I am not the kind of person usually prone to buy into any sort of herbal supplement or diet pill concept, and I still argue that what I was entertaining was far superior to these petty and ridiculous products. After months of hearing all about the Acai berry cleanses out there and how healthy people felt (not necessarily weight loss) I thought about giving it a go. I would never in my life dream of doing anything like this if I didn’t have a wedding in three months from…today. Well, my offhand comment to Bryan about an interest in the pills spiraled into a squabble about the assumed byproducts of the ingredients and their ultimate bodily results. I simmered down after the debate and non-verbally resolved that I wouldn’t really go through with my ‘notion.’

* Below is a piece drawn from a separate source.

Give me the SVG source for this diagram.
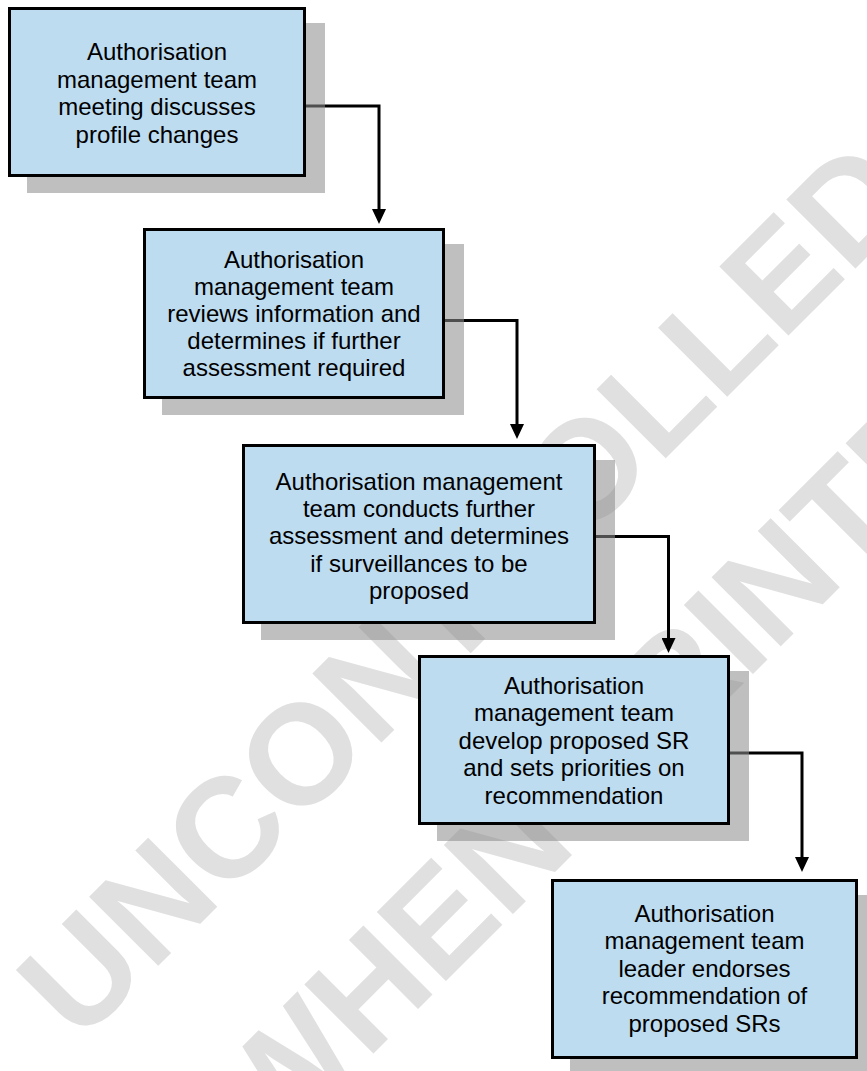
<svg xmlns="http://www.w3.org/2000/svg" width="867" height="1071" viewBox="0 0 867 1071">
  <style>
    .wm { font-family: "Liberation Sans", Arial, sans-serif; font-weight: bold; font-size: 142px; fill: #e0e0e0; }
    .shadow { fill: #8d8d8d; fill-opacity: 0.56; }
    .box { fill: #bddcf0; stroke: #000000; stroke-width: 3; }
    .lbl { font-family: "Liberation Sans", Arial, sans-serif; font-size: 24px; fill: #000000; text-anchor: middle; }
    .conn { fill: none; stroke: #000000; stroke-width: 3; marker-end: url(#arrow); }
  </style>
  <defs>
    <marker id="arrow" markerUnits="userSpaceOnUse" markerWidth="15" markerHeight="14" refX="10" refY="7" orient="auto">
      <path d="M0,0 L15,7 L0,14 z" fill="#000000"/>
    </marker>
  </defs>
  <rect width="867" height="1071" fill="#ffffff"/>

  <g id="watermark">
    <text class="wm" transform="translate(79,1045) rotate(-45)">UNCONTROLLED</text>
    <text class="wm" transform="translate(272,1155) rotate(-45)">WHEN PRINTED</text>
  </g>

  <g id="connectors">
    <path class="conn" d="M306 106 H379 V219"/>
    <path class="conn" d="M445 320.5 H517 V434"/>
    <path class="conn" d="M596 536.5 H668.5 V648"/>
    <path class="conn" d="M730 753 H802 V867"/>
  </g>

  <g id="shadows">
    <rect class="shadow" x="27" y="23" width="298" height="170"/>
    <rect class="shadow" x="162" y="244" width="302" height="171"/>
    <rect class="shadow" x="261" y="460" width="354" height="180"/>
    <rect class="shadow" x="437" y="671" width="312" height="170"/>
    <rect class="shadow" x="570" y="895" width="307" height="180"/>
  </g>

  <g id="node1">
    <rect class="box" x="9.5" y="8.5" width="295" height="167"/>
    <text class="lbl" x="157" y="60">Authorisation</text>
    <text class="lbl" x="157" y="87.6">management team</text>
    <text class="lbl" x="157" y="115.2">meeting discusses</text>
    <text class="lbl" x="157" y="142.8">profile changes</text>
  </g>

  <g id="node2">
    <rect class="box" x="144.5" y="229.5" width="299" height="168"/>
    <text class="lbl" x="294" y="267.5">Authorisation</text>
    <text class="lbl" x="294" y="294.5">management team</text>
    <text class="lbl" x="294" y="321.5">reviews information and</text>
    <text class="lbl" x="294" y="348.5">determines if further</text>
    <text class="lbl" x="294" y="375.5">assessment required</text>
  </g>

  <g id="node3">
    <rect class="box" x="243.5" y="445.5" width="351" height="177"/>
    <text class="lbl" x="419" y="490">Authorisation management</text>
    <text class="lbl" x="419" y="517.2">team conducts further</text>
    <text class="lbl" x="419" y="544.4">assessment and determines</text>
    <text class="lbl" x="419" y="571.6">if surveillances to be</text>
    <text class="lbl" x="419" y="598.8">proposed</text>
  </g>

  <g id="node4">
    <rect class="box" x="419.5" y="656.5" width="309" height="167"/>
    <text class="lbl" x="574" y="694">Authorisation</text>
    <text class="lbl" x="574" y="721.4">management team</text>
    <text class="lbl" x="574" y="748.8">develop proposed SR</text>
    <text class="lbl" x="574" y="776.2">and sets priorities on</text>
    <text class="lbl" x="574" y="803.6">recommendation</text>
  </g>

  <g id="node5">
    <rect class="box" x="552.5" y="880.5" width="304" height="177"/>
    <text class="lbl" x="704.5" y="921.7">Authorisation</text>
    <text class="lbl" x="704.5" y="949.2">management team</text>
    <text class="lbl" x="704.5" y="976.7">leader endorses</text>
    <text class="lbl" x="704.5" y="1004.2">recommendation of</text>
    <text class="lbl" x="704.5" y="1031.7">proposed SRs</text>
  </g>
</svg>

Fast forward to Thursday afternoon, where I’m on my lunch break and decide to go to Smoothie King where they are conveniently selling the ‘cleanse’ pack. I swipe for the pills and run to my car about as fast as I can. I shift into reverse and heavily back out of my parking spot. Heavily is the best word I can use to describe the incident because the power was out- somehow. The car continued to tango with me in a power on/power off dance that landed me somewhere in a handicapped space just to the left of Smoothie King.
I had to call Bryan and inform him of my whereabouts and what happened. When he arrived I grabbed my purse and my ‘goody bag’ of acai junk and he just looks at me. I have been caught acai-handed. I have (by some aligning in the universe) been served due justice for my quazi-deceptive actions. What’s worse is that I used the supplement that I bought for 2 days. You may count them. You may not, however, count the number of times I had to use the restroom.
Needless to say, I ditched the program and am haunted by a purple bottle that sabotaged my car (now in the shop) and abused the waste management program in my commode.